Sasi Murthy, Blue Coat's senior director of product marketing, says these new tools will make it easier for enterprises to manage the use of unsanctioned mobile applications over their network infrastructure. This addresses security concerns that these applications raise while allowing corporate networks to maintain quality of service.

"What people are starting to learn is that Facebook on the laptop is a very different application than the Facebook that's the mobile app," says Murthy. "Organizations are keying into the idea that there are other applications being brought in and run on their corporate network that they aren't able to see and control."

Blue Coat's new tools extend to mobile applications the same granular operational controls the company provides through its WebPulse infrastructure for desktop and Web-based applications. It also enables IT to consistently enforce policies across all devices on the network.

"You want to have a level of consistency and universality," says Murthy. The policy might apply to a personal device being brought into the workplace or a corporate device that's taken home by an employee to work remotely. "Now not only do you have the consistency of policy, but you have situational and granularity of control. You might have a corporate profile, you might have a remote profile--administrators can set that up."

Rather than simply block a website, Blue Coat's tools can permit certain users who need to access it--for example, allowing marketing personnel to post to Facebook. The Blue Coat mobile application controls take the same approach to address the bring-your-own-device (BYOD) phenomenon by identifying specific mobile applications that are accessing the corporate network. An organization wary of unintentional leaks of confidential or secure location information could set a policy for Twitter that prevents employees from sending tweets but allows full reading or monitoring access and extend that Web-based application policy to the Twitter mobile application, allowing read-only access across all devices on the network.

The new mobile application controls are integrated into the Blue Coat ProxySG appliances and the Blue Coat Cloud Service. Blue Coat adds new applications and operations to its mobile application controls on a monthly basis, which are automatically updated through WebPulse.

"Our WebPulse infrastructure not only gives real-time protection, it's also our engine for identifying new Web applications and it pushes that data out," says Murthy. "Now it can detect a mobile version of a known Web application and decide if or when to allow access to that application to protect bandwidth and ensure security."

Murthy cites Box.com as a popular service with a mobile application that needs to be monitored because it makes it easy for corporate information to move outside IT's control.

While enterprise security is often what comes to mind when discussing the impact of BYOD, content management is also a concern, according to Michael Osterman, president and founder of Osterman Research. That's especially true for organizations that must adhere to strict regulatory guidelines that govern their industry.

"You have more and more corporate content that's being stored on mobile devices," he says. "It becomes much more difficult for organizations to manage their data." Applications on smartphones and tablets create new repositories of data if they are allowed to access the corporate network.

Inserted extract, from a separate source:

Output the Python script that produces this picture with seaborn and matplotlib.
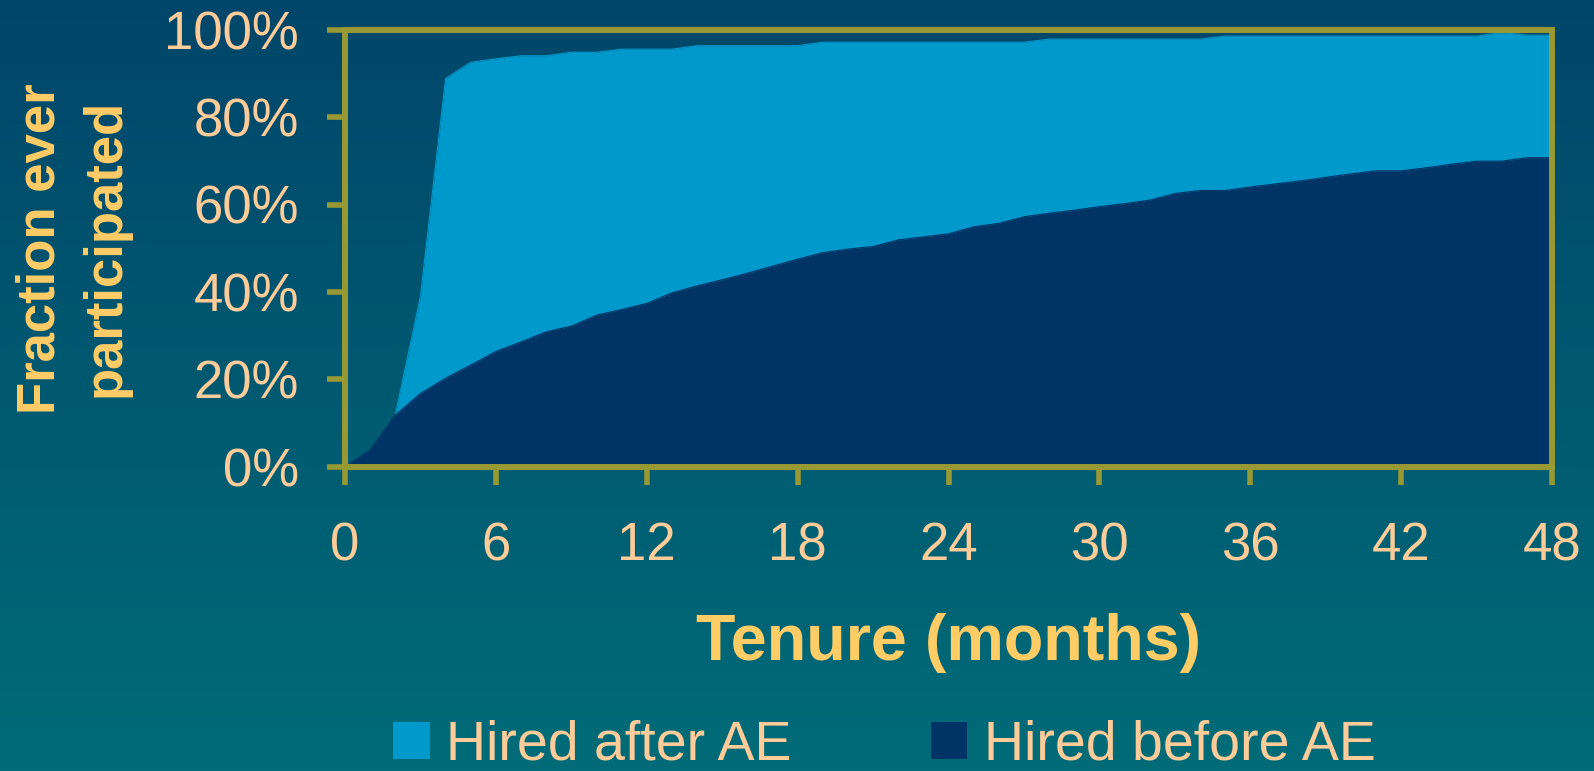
"""
Fraction of employees ever participating, by tenure, split by hire date
relative to automatic enrollment (AE).
"""

import matplotlib.pyplot as plt
import numpy as np
import pandas as pd
import seaborn as sns
from matplotlib.colors import LinearSegmentedColormap
from matplotlib.patches import Patch
from matplotlib.ticker import FuncFormatter

# ─── Data ────────────────────────────────────────────────────────────────────
months = list(range(0, 49))

hired_after_ae = [
    np.nan, np.nan, 11.9, 39.0, 88.8, 92.5, 93.3, 94.0, 94.0, 94.8,
    94.8, 95.5, 95.5, 95.5, 96.3, 96.3, 96.3, 96.3, 96.3, 97.1,
    97.1, 97.1, 97.1, 97.1, 97.1, 97.1, 97.1, 97.1, 97.8, 97.8,
    97.8, 97.8, 97.8, 97.8, 97.8, 98.5, 98.5, 98.5, 98.5, 98.5,
    98.5, 98.5, 98.5, 98.5, 98.5, 98.5, 99.3, 98.7, 98.7,
]

hired_before_ae = [
    0.0, 3.9, 11.9, 16.8, 20.3, 23.3, 26.4, 28.6, 30.9, 32.2,
    34.7, 36.0, 37.4, 39.8, 41.4, 42.8, 44.3, 45.9, 47.5, 49.0,
    49.8, 50.4, 51.9, 52.6, 53.3, 54.9, 55.7, 57.2, 58.0, 58.7,
    59.5, 60.2, 61.0, 62.5, 63.2, 63.2, 64.0, 64.7, 65.4, 66.2,
    67.0, 67.7, 67.7, 68.4, 69.2, 69.9, 69.9, 70.7, 70.7,
]

series_names = ["Hired after AE", "Hired before AE"]
y_ticks = [0, 20, 40, 60, 80, 100]
x_ticks = list(range(0, 49, 6))

# ─── Palette ─────────────────────────────────────────────────────────────────
BG_TOP    = "#00466a"
BG_BOTTOM = "#006c78"
LIGHT     = "#0099cc"
DARK      = "#003366"
AXIS      = "#999933"
TICK_TXT  = "#ffcc99"
LABEL_TXT = "#ffcc66"

sns.set_theme(style="white")
plt.rcParams["font.family"] = ["Liberation Sans", "DejaVu Sans"]

df = pd.DataFrame({
    "month": months,
    series_names[0]: hired_after_ae,
    series_names[1]: hired_before_ae,
})

fig = plt.figure(figsize=(15.94, 7.71), dpi=100)

# ── Gradient background ──────────────────────────────────────────────────────
bg = fig.add_axes([0, 0, 1, 1], zorder=-10)
grad = np.linspace(0, 1, 256).reshape(-1, 1)
bg.imshow(grad, aspect="auto", extent=[0, 1, 0, 1], origin="upper",
          cmap=LinearSegmentedColormap.from_list("bg", [BG_TOP, BG_BOTTOM]))
bg.axis("off")

# ── Main axes ────────────────────────────────────────────────────────────────
ax = fig.add_axes([345 / 1594, 1 - 467 / 771, 1207 / 1594, 437.5 / 771])
ax.set_facecolor("none")

for name, color in zip(series_names, [LIGHT, DARK]):
    sub = df[["month", name]].dropna()
    ax.fill_between(sub["month"], 0, sub[name], color=color, lw=0, zorder=2)
    sns.lineplot(data=sub, x="month", y=name, ax=ax, color=color,
                 lw=0.8, legend=False, zorder=2)

ax.set_xlim(0, 48)
ax.set_ylim(0, 100)
ax.set_xticks(x_ticks)
ax.set_yticks(y_ticks)
ax.yaxis.set_major_formatter(FuncFormatter(lambda v, _: f"{v:.0f}%"))

for sp in ax.spines.values():
    sp.set_visible(True)
    sp.set_color(AXIS)
    sp.set_linewidth(4.3)
    sp.set_zorder(5)

ax.tick_params(axis="both", which="major", direction="out", length=13,
               width=4, color=AXIS, labelcolor=TICK_TXT, labelsize=38,
               bottom=True, left=True)
ax.tick_params(axis="x", pad=26)
ax.tick_params(axis="y", pad=20)

ax.set_xlabel("Tenure (months)", fontsize=46.5, fontweight="bold",
              color=LABEL_TXT)
ax.xaxis.set_label_coords(0.5, (467 - 613) / 437.5)
ax.xaxis.label.set_va("top")

ax.set_ylabel("Fraction ever\nparticipated", fontsize=38, fontweight="bold",
              color=LABEL_TXT, linespacing=1.4, multialignment="center")
ax.yaxis.set_label_coords((131 - 345) / 1207, 0.5)

# ── Legend ───────────────────────────────────────────────────────────────────
handles = [Patch(facecolor=LIGHT, edgecolor="none"),
           Patch(facecolor=DARK, edgecolor="none")]
fig.legend(handles, series_names, loc="center left",
           bbox_to_anchor=(393 / 1594, 1 - 746 / 771), ncol=2, frameon=False,
           fontsize=40, labelcolor=TICK_TXT, handlelength=0.66,
           handleheight=0.66, handletextpad=0.3, columnspacing=2.5,
           borderpad=0, borderaxespad=0)

fig.savefig("out.png", dpi=100, facecolor=BG_TOP)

"You don't even know what you have to begin with," adds Osterman. "People can create a document and if they're storing it on Dropbox or a mobile device, there's no way that IT is even going to know they have that, let alone be able to access it."

Osterman says that, ultimately, organizations need to have a policy to govern what data is accessed and shared, regardless of whether it's through a corporate device or one brought in by the employee.

He adds that the implementation of technology to set policy for all of these mobile applications does fall on IT, but other corporate decision makers will play a role in setting up policy based on business needs. "The IT department is not going to know the nuances of what the marketing department needs in terms of blocking content. It's going to have to be marketing working with IT to say these are the policies we need."

Bob Laliberte, a senior analyst at Enterprise Strategy Group, says the data traffic created by all of these mobile applications doesn't just create security concerns--it also threatens quality of service. He cites higher education as one example where students are using their own devices for not only schoolwork but also entertainment purposes, including game consoles in their residences. "It's about quality of service, and when you allocate bandwidth and to whom," he says.

Laliberte says it's critical that organizations gain granular control in response to BYOD, especially given the use of bandwidth-hungry video applications for corporate collaboration and entertainment. "When users bring these devices in, they have to be registered and onboarded and organizations need to decide what applications and what usages they are going to allow."

Osterman says that with the democratization of IT, "it's becoming more and more difficult to tell employees what they can and cannot do."